Anyone who touches a cave wall, steadies themselves against it while passing, or sneezes near it leaves behind tiny traces of themselves. Researchers have now shown for the first time that such traces can survive for tens of thousands of years: in caves in Spain and Portugal, they found ancient human DNA directly on the walls – in some places where Stone Age people made art.
The study grew out of the international "First Art" project, led by research groups in Spain and Portugal together with the Max Planck Institute for Evolutionary Anthropology in Leipzig and partners from several countries. The samples were originally meant only to determine the age and chemical make-up of the paint pigments. A fraction of each sample was enough to also search for DNA.
Five hits among 120 samples
Of 120 samples taken, only five yielded unambiguously ancient human DNA. They come from the Escoural Cave in Portugal – including a pigmented calcite crust from so-called Panel 11 – and from the Covarón Cave in northern Spain. Surprisingly, two of these samples contained no animal DNA at all. That strongly suggests humans deposited the genetic material directly, through saliva or sweat, for instance.
It is especially notable that DNA also turned up on unpainted sections of wall that had actually been intended as negative controls. The material, at least 2,000 and probably far older, shows that cave walls themselves can preserve biological traces for very long periods.

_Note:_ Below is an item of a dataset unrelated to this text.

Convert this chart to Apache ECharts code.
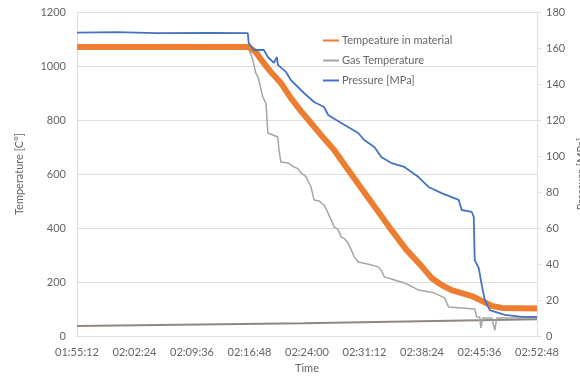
<!DOCTYPE html>
<html>
<head>
<meta charset="utf-8">
<script src="https://cdn.jsdelivr.net/npm/echarts@6/dist/echarts.min.js"></script>
<style>
  html, body { margin: 0; padding: 0; background: #fff; }
  #chart { width: 580px; height: 378px; }
</style>
</head>
<body>
<div id="chart"></div>
<script>
// start of the record, x values are seconds elapsed since then
const startTime = 6912 // 01:55:12
const timeMax = 3456
const timeStep = 432

// [elapsed s, °C]
const materialTemp = [
  [0, 1070], [1290, 1070], [1343, 1052], [1396, 1015], [1456, 978], [1532, 937],
  [1607, 881], [1683, 833], [1758, 789], [1834, 744], [1932, 689], [2022, 626],
  [2135, 548], [2249, 470], [2362, 393], [2475, 319], [2588, 259], [2664, 215],
  [2739, 189], [2815, 170], [2890, 159], [2966, 148], [3041, 130], [3117, 111],
  [3192, 104], [3456, 102],
]

// [elapsed s, °C]
const gasTemp = [
  [0, 1068], [1290, 1067], [1321, 1022], [1343, 974], [1360, 960], [1396, 885],
  [1420, 860], [1434, 752], [1509, 737], [1517, 689], [1532, 644], [1585, 641],
  [1630, 626], [1660, 620], [1683, 604], [1720, 590], [1758, 552], [1781, 504],
  [1820, 500], [1856, 485], [1880, 462], [1909, 430], [1932, 404], [1960, 395],
  [1985, 367], [2010, 360], [2037, 344], [2060, 320], [2083, 293], [2113, 274],
  [2190, 266], [2264, 256], [2290, 240], [2309, 219], [2380, 208], [2460, 196],
  [2510, 185], [2566, 170], [2620, 166], [2686, 159], [2762, 141], [2792, 107],
  [2988, 100], [3003, 70], [3026, 70], [3034, 30], [3049, 67], [3117, 67],
  [3139, 22], [3154, 67], [3456, 67],
]

// [elapsed s, MPa]
const pressure = [
  [0, 168.5], [300, 168.8], [600, 168.3], [1000, 168.4], [1283, 168.3], [1290, 162.8],
  [1328, 158.9], [1404, 158.9], [1434, 155], [1479, 151.7], [1502, 155], [1509, 150.6],
  [1570, 146.7], [1607, 142.2], [1705, 135], [1781, 130], [1856, 127.2], [1887, 122.8],
  [1985, 118.3], [2113, 112.8], [2158, 108.9], [2234, 105], [2286, 99.4], [2362, 96.1],
  [2460, 93.9], [2566, 88.3], [2641, 82.8], [2739, 79.4], [2868, 75.6], [2890, 70],
  [2966, 68.9], [2981, 66.1], [2988, 42.2], [3018, 37.8], [3041, 28.3], [3064, 20],
  [3101, 14.4], [3215, 11.7], [3343, 10.6], [3456, 10.6],
]

// ambient line near the bottom (no legend entry)
const ambientTemp = [[0, 37], [1700, 47], [3456, 62]]

const seriesNames = ['Tempeature in material', 'Gas Temperature', 'Pressure [MPa]']

const labelColor = '#656565'
const gridColor = '#dedede'

function fmtTime(v) {
  const t = startTime + v
  const pad = (n) => String(n).padStart(2, '0')
  return pad(Math.floor(t / 3600)) + ':' + pad(Math.floor((t % 3600) / 60)) + ':' + pad(t % 60)
}

const myChart = echarts.init(document.getElementById('chart'))

const option = {
  animation: false,
  textStyle: { fontFamily: 'Lato, "Open Sans", sans-serif' },
  grid: { left: 77, right: 43, top: 12, bottom: 42, outerBoundsMode: 'none' },
  legend: {
    data: seriesNames,
    orient: 'vertical',
    left: 318,
    top: 29,
    icon: 'rect',
    itemGap: 7,
    itemWidth: 16,
    itemHeight: 2,
    textStyle: { color: labelColor, fontSize: 11, lineHeight: 13, padding: [0, 0, 0, -2] },
  },
  xAxis: {
    type: 'value',
    min: 0,
    max: timeMax,
    interval: timeStep,
    name: 'Time',
    nameLocation: 'middle',
    nameGap: 22,
    nameTextStyle: { color: labelColor, fontSize: 11 },
    axisLine: { show: true, lineStyle: { color: gridColor } },
    axisTick: { show: false },
    splitLine: { show: false },
    axisLabel: { color: labelColor, fontSize: 11, margin: 11, formatter: fmtTime },
  },
  yAxis: [
    {
      type: 'value',
      min: 0,
      max: 1200,
      interval: 200,
      name: 'Temperature [C°]',
      nameLocation: 'middle',
      nameGap: 52,
      nameTextStyle: { color: labelColor, fontSize: 11 },
      axisLine: { show: true, lineStyle: { color: gridColor } },
      axisTick: { show: false },
      splitLine: { lineStyle: { color: gridColor } },
      axisLabel: { color: labelColor, fontSize: 11, margin: 11, formatter: (v) => String(v) },
    },
    {
      type: 'value',
      min: 0,
      max: 180,
      interval: 20,
      position: 'right',
      name: 'Pressure [MPa]',
      nameLocation: 'middle',
      nameGap: 32,
      nameTextStyle: { color: labelColor, fontSize: 11 },
      axisLine: { show: true, lineStyle: { color: gridColor } },
      axisTick: { show: true, length: 4, lineStyle: { color: gridColor } },
      splitLine: { show: false },
      axisLabel: { color: labelColor, fontSize: 11, margin: 9 },
    },
  ],
  series: [
    {
      name: 'ambient',
      type: 'line',
      data: ambientTemp,
      symbol: 'none',
      lineStyle: { color: '#8f877f', width: 2 },
      itemStyle: { color: '#8f877f' },
      z: 1,
    },
    {
      name: seriesNames[1],
      type: 'line',
      data: gasTemp,
      symbol: 'none',
      lineStyle: { color: '#a5a5a5', width: 1.5 },
      itemStyle: { color: '#a5a5a5' },
      z: 2,
    },
    {
      name: seriesNames[0],
      type: 'line',
      data: materialTemp,
      symbol: 'none',
      lineStyle: { color: '#ed7d31', width: 6 },
      itemStyle: { color: '#ed7d31' },
      z: 3,
    },
    {
      name: seriesNames[2],
      type: 'line',
      yAxisIndex: 1,
      data: pressure,
      symbol: 'none',
      lineStyle: { color: '#4472c4', width: 1.8 },
      itemStyle: { color: '#4472c4' },
      z: 4,
    },
  ],
}

myChart.setOption(option)
</script>
</body>
</html>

A new tool – with open questions
For archaeogenetics, this opens up a new source. Until now the field relied mainly on bones and teeth, which are rare, or on cave sediment, in which human and animal DNA are mixed. Now the walls themselves come into view as a "genetic archive" – even where no skeletal remains survive.
For now, though, the DNA cannot be assigned to any single person, let alone a particular artist. And the approach has a downside: every sample intrudes on fragile cultural heritage. Experts therefore caution weighing carefully which questions truly justify taking a sample. The findings appeared in the journal Nature Communications.